### Task to carry out
Print the listing from its top line through the line containing "var settleMinor = d3.range(-0.5, 6.51, 0.5);", nothing more, and leave out the pictures.

- - - - - - -

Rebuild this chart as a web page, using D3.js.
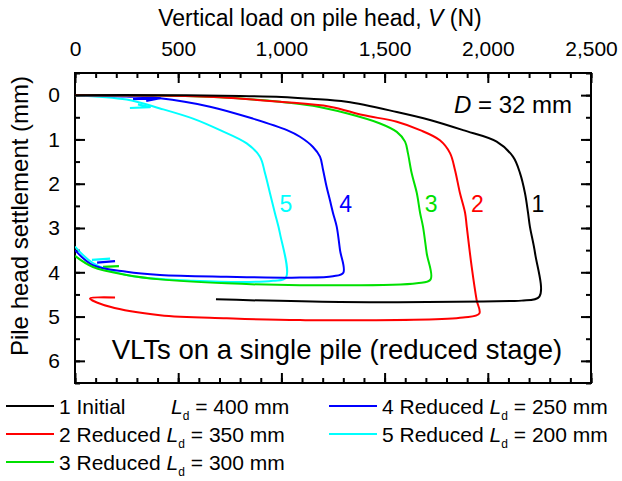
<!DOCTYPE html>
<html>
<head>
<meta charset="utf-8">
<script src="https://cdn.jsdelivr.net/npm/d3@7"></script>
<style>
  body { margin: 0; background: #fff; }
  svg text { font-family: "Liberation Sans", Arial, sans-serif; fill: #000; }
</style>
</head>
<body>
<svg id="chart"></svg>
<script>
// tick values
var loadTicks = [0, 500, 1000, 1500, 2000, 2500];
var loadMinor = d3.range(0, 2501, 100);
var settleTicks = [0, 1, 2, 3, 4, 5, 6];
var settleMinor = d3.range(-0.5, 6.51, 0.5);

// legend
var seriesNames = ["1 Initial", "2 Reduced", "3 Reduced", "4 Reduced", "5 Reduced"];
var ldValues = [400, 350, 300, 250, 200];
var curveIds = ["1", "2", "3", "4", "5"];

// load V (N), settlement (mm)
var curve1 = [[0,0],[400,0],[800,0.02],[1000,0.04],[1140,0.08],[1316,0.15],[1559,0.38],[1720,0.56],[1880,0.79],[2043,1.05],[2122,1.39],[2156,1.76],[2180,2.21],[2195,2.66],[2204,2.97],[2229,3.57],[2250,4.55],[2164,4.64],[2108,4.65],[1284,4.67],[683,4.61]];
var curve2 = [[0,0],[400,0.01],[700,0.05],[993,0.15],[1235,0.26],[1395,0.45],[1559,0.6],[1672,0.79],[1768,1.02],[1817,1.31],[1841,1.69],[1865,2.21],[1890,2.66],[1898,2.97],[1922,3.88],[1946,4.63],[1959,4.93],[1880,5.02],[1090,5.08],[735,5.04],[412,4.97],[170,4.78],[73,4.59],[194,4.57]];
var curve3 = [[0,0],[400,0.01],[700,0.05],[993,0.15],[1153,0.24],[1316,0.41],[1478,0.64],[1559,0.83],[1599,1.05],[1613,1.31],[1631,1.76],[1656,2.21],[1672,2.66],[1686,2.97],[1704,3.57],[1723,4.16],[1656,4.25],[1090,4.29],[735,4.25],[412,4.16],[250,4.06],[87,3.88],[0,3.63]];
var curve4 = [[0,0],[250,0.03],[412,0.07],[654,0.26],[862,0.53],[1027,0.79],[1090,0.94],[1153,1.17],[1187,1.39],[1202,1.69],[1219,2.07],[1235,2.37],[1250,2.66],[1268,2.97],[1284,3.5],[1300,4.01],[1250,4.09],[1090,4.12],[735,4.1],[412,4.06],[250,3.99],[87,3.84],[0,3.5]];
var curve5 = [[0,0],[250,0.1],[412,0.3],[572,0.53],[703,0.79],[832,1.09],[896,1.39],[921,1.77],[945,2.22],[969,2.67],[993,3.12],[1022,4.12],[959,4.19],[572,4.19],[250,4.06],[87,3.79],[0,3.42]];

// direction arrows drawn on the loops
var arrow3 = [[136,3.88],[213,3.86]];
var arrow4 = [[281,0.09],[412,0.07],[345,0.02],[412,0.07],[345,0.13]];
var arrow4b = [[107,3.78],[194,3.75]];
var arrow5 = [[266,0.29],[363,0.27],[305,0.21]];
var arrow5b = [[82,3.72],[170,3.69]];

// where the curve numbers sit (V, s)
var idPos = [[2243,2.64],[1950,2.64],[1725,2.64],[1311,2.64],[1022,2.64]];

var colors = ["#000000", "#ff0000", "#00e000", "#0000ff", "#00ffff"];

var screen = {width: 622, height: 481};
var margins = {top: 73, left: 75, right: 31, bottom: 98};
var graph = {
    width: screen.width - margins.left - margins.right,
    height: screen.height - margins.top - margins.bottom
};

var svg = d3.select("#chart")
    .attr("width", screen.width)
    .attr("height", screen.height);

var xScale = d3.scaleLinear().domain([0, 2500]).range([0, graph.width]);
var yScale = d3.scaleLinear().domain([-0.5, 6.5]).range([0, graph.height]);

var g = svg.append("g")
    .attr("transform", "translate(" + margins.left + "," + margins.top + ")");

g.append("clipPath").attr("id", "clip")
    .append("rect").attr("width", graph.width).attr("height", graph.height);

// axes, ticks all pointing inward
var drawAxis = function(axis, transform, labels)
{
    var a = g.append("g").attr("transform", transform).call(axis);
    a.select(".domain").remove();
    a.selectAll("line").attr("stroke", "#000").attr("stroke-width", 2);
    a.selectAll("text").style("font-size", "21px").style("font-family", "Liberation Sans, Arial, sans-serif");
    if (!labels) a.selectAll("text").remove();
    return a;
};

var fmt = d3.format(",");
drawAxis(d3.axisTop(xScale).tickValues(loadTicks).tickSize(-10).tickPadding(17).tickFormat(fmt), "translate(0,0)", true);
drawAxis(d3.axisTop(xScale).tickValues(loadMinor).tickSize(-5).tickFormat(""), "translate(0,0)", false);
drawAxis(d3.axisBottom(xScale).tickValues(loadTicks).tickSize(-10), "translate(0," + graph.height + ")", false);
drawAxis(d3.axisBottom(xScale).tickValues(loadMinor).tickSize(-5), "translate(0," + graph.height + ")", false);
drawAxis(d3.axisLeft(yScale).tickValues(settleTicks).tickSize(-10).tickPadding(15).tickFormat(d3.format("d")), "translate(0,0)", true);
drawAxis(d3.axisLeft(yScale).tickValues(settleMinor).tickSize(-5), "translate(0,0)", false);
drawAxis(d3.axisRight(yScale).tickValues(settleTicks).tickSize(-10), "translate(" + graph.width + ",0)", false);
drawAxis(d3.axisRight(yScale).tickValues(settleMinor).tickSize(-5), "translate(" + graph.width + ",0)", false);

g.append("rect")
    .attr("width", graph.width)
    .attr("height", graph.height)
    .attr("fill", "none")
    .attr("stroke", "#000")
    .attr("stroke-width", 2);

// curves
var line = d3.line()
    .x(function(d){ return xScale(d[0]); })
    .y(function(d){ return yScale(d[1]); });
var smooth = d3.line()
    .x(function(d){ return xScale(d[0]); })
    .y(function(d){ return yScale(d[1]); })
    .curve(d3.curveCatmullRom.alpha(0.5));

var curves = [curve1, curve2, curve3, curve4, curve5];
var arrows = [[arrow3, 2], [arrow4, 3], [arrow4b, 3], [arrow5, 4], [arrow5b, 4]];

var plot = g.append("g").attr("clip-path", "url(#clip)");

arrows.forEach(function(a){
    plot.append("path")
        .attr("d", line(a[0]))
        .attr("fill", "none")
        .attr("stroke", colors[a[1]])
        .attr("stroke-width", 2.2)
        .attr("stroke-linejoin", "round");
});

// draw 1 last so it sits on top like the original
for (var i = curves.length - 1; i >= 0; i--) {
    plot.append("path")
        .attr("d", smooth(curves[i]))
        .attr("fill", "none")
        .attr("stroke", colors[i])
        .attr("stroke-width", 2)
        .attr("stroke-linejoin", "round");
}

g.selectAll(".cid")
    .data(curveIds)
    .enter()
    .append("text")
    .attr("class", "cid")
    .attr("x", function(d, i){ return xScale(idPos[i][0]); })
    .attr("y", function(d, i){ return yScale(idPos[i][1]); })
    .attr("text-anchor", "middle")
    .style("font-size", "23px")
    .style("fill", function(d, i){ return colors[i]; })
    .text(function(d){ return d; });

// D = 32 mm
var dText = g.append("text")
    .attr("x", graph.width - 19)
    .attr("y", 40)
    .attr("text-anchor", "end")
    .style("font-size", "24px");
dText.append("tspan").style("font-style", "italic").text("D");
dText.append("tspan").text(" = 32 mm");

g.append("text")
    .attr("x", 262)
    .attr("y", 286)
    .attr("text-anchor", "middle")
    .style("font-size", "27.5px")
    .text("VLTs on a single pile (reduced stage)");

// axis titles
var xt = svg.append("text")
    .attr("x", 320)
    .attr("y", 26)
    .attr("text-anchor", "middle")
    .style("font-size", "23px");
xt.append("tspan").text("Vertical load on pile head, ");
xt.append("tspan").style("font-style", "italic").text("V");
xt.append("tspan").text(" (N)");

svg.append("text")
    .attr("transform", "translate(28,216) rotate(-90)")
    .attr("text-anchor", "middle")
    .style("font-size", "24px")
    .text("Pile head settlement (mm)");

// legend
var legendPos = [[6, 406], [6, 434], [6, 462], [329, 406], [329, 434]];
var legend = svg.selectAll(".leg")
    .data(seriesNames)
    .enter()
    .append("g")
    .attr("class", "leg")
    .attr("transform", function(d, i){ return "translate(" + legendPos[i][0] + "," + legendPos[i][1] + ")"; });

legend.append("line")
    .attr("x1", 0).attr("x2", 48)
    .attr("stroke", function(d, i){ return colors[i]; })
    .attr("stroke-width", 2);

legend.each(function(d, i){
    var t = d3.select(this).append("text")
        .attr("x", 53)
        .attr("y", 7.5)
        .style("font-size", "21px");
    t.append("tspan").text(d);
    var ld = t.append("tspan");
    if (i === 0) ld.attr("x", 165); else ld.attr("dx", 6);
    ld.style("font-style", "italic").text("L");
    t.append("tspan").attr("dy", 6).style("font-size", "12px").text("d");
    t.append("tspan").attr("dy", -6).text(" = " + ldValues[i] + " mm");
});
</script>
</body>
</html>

- - - - - - -

### Task response
Rebuild this chart as a web page, using D3.js.
<!DOCTYPE html>
<html>
<head>
<meta charset="utf-8">
<script src="https://cdn.jsdelivr.net/npm/d3@7"></script>
<style>
  body { margin: 0; background: #fff; }
  svg text { font-family: "Liberation Sans", Arial, sans-serif; fill: #000; }
</style>
</head>
<body>
<svg id="chart"></svg>
<script>
// tick values
var loadTicks = [0, 500, 1000, 1500, 2000, 2500];
var loadMinor = d3.range(0, 2501, 100);
var settleTicks = [0, 1, 2, 3, 4, 5, 6];
var settleMinor = d3.range(-0.5, 6.51, 0.5);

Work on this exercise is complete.